When the main thread adds a request to the pool, it signals to the car threads. An idle car thread takes the first available request, while the other threads remain sleeping. Each thread handles a request independently.

A request consists of four parts: source hotel, destination hotel, number of passengers, and travel time. The car thread subtracts the number of people from the source hotel, pauses for a bit, then adds that number to the destination hotel. If there are insufficient number of people at the source hotel, the request must be deferred. The car thread must place the request back in the request pool and try a different request (if any).

Each thread must track the number of passengers it transported and how long it spent travelling (not sleeping). Prior to terminating, display these statistics.

In your code, add a comment block describing how you designed the request pool. Specifically, describe the mechanism(s) you employed to prevent race conditions in global data, and how the main thread notifies car threads when no further requests exist.

Part 3: Data File Format

The data file format is as follows:

• All lines are newline separated; no line will exceed 80 characters in length. Consider using fgets() to read each line from the file.
• The first line will contain a positive integer. This is the number of hotels in town. Call this number H.
• The next H number of lines each contain a single positive integer. This is the initial number of people at each hotel. Hotels are numbered from 0 to H-1, corresponding to each line.
• All remaining lines in the data file are ride requests. A request consists of five fields that are space-separated: source hotel, destination hotel, number of passengers, minimum travel time, and maximum travel time. All fields are unsigned integers.

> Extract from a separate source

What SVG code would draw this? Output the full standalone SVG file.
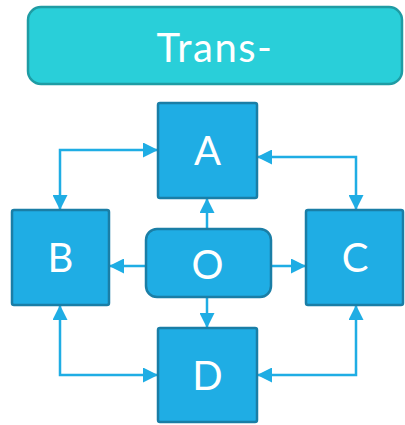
<svg xmlns="http://www.w3.org/2000/svg" width="405" height="425" viewBox="0 0 405 425">
<defs>
<marker id="ah" viewBox="0 0 15 15" refX="15" refY="7.5" markerWidth="15" markerHeight="15" markerUnits="userSpaceOnUse" orient="auto-start-reverse">
<path d="M0,0 L15,7.5 L0,15 Z" fill="#1FADE4"/>
</marker>
</defs>
<style>
.box{fill:#1FADE4;stroke:#1A7EA6;stroke-width:2.5}
.lbl{fill:#fff;font-family:"Lato","Open Sans","Liberation Sans",sans-serif;font-size:40px;text-anchor:middle}
.con{fill:none;stroke:#1FADE4;stroke-width:2.5}
</style>
<rect width="405" height="425" fill="#fff"/>
<g id="title">
<rect x="28" y="7" width="374" height="77" rx="13" fill="#29CFD9" stroke="#1F9CA4" stroke-width="2.5"/>
<text x="215" y="62" class="lbl" font-size="42" letter-spacing="1.5">Trans-</text>
</g>
<g id="connectors">
<path class="con" d="M60,210 V150 H158" marker-start="url(#ah)" marker-end="url(#ah)"/>
<path class="con" d="M257,157 H356 V210" marker-start="url(#ah)" marker-end="url(#ah)"/>
<path class="con" d="M60,305 V375 H158" marker-start="url(#ah)" marker-end="url(#ah)"/>
<path class="con" d="M356,305 V375 H257" marker-start="url(#ah)" marker-end="url(#ah)"/>
<path class="con" d="M207,229 V198" marker-end="url(#ah)"/>
<path class="con" d="M207,298 V328" marker-end="url(#ah)"/>
<path class="con" d="M145,266 H109" marker-end="url(#ah)"/>
<path class="con" d="M272,266 H306" marker-end="url(#ah)"/>
</g>
<g id="A">
<rect class="box" x="158" y="103" width="99" height="95" rx="2"/>
<text class="lbl" x="207.5" y="165">A</text>
</g>
<g id="B">
<rect class="box" x="12" y="210" width="97" height="95" rx="2"/>
<text class="lbl" x="60.5" y="272">B</text>
</g>
<g id="C">
<rect class="box" x="306" y="210" width="97" height="95" rx="2"/>
<text class="lbl" x="355" y="272">C</text>
</g>
<g id="D">
<rect class="box" x="158" y="328" width="99" height="94" rx="2"/>
<text class="lbl" x="207.5" y="390">D</text>
</g>
<g id="O">
<rect class="box" x="146" y="229" width="125" height="68" rx="11"/>
<text class="lbl" x="207.5" y="279">O</text>
</g>
</svg>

Within your Ubuntu VM, use the wget command to fetch the data file http://www.csee.umbc.edu/~jtang/cs421.s16/homework/spring_break.data. The grader will use a different data file during grading. You may not make any assumptions about the number of hotels or requests, other than that there will be at least one of each. Furthermore, you may assume that all requests can be satisfied, though not necessarily in the order presented in the data file.

Part 4: Calculating Travel Times

So as to ensure uniform results, at startup initialize the PRNG using the value given as the final command-line parameter.

When the main thread parses a request line, it needs to determine the actual travel time. Calculate this time as follows:

1. Subtract the minimum time from the maximum time; call this difference D.
2. Let R equal to rand() % D.
3. Let T equal to R plus the minimum time. Store T with the request, when that request is added into the pool.

When a car thread is handling a request, it first subtracts the passengers from the source hotel. Next, the thread sleeps for T milliseconds. Use nanosleep() or usleep() (your choice) to suspend the thread. Then increment the destination hotel by the number of passengers.

Sample Output

Here is a sample output from running the program. This program has added extra debugging output, including which car thread is handling which request.

$ ./hw3 5 spring_break.data 421
Number of hotels: 6
Initial hotel counts:
  Hotel 0: 11
  Hotel 1: 10
  Hotel 2: 15
  Hotel 3: 12
  Hotel 4: 0
  Hotel 5: 7
Thread 1: Taking 6 from hotel 1 to hotel 0 (time 898 ms)
Thread 0: Taking 3 from hotel 2 to hotel 3 (time 184 ms)
Thread 2: Taking 2 from hotel 2 to hotel 1 (time 413 ms)
Thread 3: Taking 6 from hotel 0 to hotel 1 (time 1561 ms)
Thread 4: Taking 7 from hotel 5 to hotel 3 (time 389 ms)
Thread 0: Taking 5 from hotel 2 to hotel 4 (time 353 ms)
Thread 4: Taking 3 from hotel 2 to hotel 5 (time 5176 ms)
Thread 2: Taking 2 from hotel 2 to hotel 1 (time 537 ms)
Thread 0: Taking 15 from hotel 3 to hotel 4 (time 2272 ms)
Thread 1: Taking 6 from hotel 3 to hotel 0 (time 283 ms)
Thread 3 took 6 passengers, for 1561 ms
Thread 0: Taking 6 from hotel 4 to hotel 5 (time 4961 ms)
Thread 2 took 4 passengers, for 950 ms
Thread 1 took 12 passengers, for 1181 ms
Thread 4 took 10 passengers, for 5565 ms
Thread 0 took 29 passengers, for 7770 ms
After all requests:
  Hotel 0: 17
  Hotel 1: 14
  Hotel 2: 0
  Hotel 3: 1
  Hotel 4: 14
  Hotel 5: 9

Other Hints and Notes

• Ask plenty of questions on the Blackboard discussion board.
• At the top of your submission, list any help you receieved as well as web pages you consulted.
• Assume the data file will correctly parse.
• A hotel's count may never go below zero. If a request would cause the source hotel to go negative, defer that request until the source hotel has at least the number of passengers.
• Your program must perform all requests; it may not choose to not process a request. As stated earlier, it may defer performing a request until later. You may assume that for a given data file, it is possible to process all requests without causing a deadlock.
• Your program may not split requests, join requests, et cetera, even if two requests have the same source and destination hotels.
• A car thread may only perform one request at a time. Of course, that thread could also be idle if no requests can be performed. When all requests have been processed, all car threads should display statistics and then terminate.
• Consider adding debugging statements that shows which car thread is handling which request.

Extra Credit

For this assignment, you have the choice of using mutex locks and/or semaphores for thread synchronization. As an added challenge, you may earn an additional 10% on this assignment by using both synchronization techniques.

In hw3.c, implement the code using only mutex locks and/or condition variables. Then create the file hw3-alt.c, that is like hw3.c in all respects, but instead has only semaphores. Then submit both code files.

If you choose to perform this extra credit, put a comment at the top of both files, alerting the grader.